== Data for processing

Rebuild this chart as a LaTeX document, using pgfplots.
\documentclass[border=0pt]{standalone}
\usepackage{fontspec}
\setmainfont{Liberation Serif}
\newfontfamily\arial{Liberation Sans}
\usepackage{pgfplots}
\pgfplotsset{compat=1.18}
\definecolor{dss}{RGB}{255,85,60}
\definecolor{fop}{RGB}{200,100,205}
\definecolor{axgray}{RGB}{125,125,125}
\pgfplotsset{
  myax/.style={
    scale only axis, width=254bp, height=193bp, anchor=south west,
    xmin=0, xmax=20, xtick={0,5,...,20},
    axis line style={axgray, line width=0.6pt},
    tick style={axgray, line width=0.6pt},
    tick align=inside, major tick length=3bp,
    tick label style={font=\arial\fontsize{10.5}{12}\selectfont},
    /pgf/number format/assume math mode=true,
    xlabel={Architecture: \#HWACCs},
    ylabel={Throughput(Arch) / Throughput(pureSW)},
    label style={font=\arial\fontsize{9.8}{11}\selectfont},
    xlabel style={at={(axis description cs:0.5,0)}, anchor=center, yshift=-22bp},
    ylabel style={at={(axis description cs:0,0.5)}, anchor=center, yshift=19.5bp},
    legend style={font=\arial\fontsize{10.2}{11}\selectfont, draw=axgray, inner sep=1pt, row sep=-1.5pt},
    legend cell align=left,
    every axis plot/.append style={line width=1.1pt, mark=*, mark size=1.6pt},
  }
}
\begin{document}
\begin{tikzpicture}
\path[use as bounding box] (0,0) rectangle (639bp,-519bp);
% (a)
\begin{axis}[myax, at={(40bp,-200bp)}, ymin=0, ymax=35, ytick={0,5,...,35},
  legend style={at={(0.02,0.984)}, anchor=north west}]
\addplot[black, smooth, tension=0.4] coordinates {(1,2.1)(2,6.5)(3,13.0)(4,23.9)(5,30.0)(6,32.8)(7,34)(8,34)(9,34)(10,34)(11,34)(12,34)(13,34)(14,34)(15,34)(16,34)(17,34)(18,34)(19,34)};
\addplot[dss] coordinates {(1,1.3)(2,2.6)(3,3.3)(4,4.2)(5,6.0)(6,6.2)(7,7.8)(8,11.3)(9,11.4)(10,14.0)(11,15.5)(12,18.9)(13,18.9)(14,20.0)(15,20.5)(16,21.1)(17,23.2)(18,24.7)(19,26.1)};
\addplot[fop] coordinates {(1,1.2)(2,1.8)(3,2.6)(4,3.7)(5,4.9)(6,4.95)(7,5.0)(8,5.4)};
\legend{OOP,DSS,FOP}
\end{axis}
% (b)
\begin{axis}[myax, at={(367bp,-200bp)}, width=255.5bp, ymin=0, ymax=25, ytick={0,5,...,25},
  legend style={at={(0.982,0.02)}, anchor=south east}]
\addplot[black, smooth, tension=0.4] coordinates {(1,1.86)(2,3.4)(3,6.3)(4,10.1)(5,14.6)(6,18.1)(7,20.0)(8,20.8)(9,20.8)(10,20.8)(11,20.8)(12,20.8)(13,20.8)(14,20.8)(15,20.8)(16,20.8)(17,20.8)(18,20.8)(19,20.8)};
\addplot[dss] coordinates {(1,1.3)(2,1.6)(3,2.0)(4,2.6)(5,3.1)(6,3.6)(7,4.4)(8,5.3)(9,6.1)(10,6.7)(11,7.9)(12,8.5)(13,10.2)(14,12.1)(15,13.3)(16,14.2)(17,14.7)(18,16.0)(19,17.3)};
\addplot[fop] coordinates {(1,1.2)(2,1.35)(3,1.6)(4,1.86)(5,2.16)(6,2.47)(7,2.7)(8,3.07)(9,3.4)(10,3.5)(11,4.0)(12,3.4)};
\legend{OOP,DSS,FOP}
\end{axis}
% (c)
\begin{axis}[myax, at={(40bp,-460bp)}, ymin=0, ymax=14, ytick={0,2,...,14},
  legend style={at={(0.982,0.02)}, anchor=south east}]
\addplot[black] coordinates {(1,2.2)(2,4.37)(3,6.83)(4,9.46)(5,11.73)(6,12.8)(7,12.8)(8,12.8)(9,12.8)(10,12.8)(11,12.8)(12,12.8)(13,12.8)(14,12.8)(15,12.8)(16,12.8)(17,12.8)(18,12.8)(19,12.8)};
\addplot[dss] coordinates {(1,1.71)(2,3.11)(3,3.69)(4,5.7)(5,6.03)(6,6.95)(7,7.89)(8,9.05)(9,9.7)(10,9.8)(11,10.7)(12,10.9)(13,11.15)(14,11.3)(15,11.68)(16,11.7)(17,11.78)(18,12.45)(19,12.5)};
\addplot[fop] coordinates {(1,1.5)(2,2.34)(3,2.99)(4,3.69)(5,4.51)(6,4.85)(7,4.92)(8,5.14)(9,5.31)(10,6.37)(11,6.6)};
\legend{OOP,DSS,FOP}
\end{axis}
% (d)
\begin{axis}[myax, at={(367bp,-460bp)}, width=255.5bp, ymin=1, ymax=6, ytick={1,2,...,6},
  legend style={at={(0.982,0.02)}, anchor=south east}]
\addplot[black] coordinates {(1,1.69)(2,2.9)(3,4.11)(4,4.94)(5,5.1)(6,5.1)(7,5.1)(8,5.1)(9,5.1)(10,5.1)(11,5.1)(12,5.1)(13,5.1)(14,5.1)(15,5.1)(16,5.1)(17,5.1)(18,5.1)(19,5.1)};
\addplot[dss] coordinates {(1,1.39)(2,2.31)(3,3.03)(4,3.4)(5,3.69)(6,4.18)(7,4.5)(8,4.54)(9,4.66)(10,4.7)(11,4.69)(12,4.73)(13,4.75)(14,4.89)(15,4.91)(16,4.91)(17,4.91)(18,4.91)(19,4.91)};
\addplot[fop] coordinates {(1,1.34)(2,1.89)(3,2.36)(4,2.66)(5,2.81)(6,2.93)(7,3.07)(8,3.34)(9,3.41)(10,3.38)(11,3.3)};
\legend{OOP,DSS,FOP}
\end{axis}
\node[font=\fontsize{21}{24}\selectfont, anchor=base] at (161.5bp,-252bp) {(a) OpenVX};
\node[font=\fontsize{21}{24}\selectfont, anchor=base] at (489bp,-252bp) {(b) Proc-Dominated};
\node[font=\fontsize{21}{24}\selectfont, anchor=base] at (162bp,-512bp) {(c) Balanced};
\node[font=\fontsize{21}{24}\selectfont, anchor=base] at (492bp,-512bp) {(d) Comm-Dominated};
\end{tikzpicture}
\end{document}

====
== Data for processing

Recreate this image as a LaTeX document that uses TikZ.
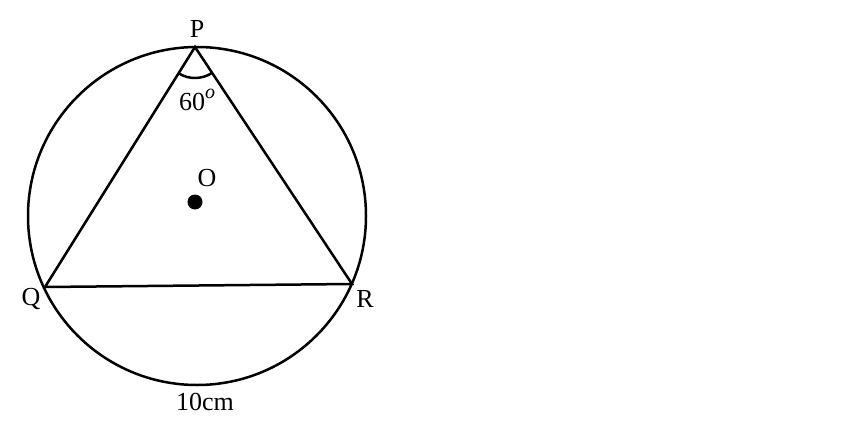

====
== Data for processing

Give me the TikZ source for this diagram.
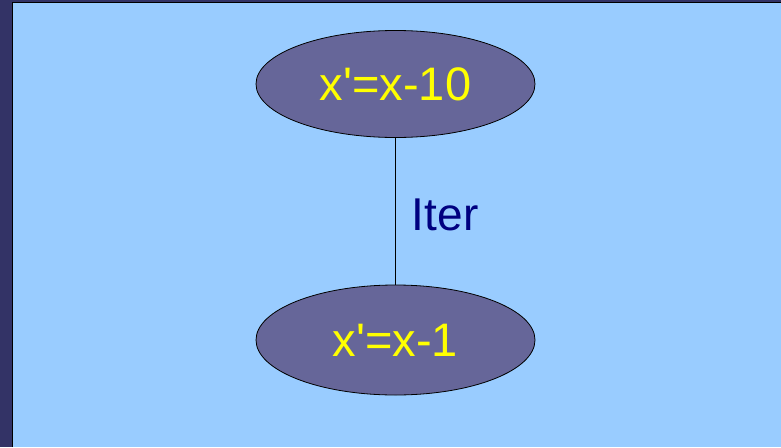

====

#### [Exercise]
Provide the number of lines in these entries that hold the word "LaTeX", without any accompanying text.

#### [Complete output]
2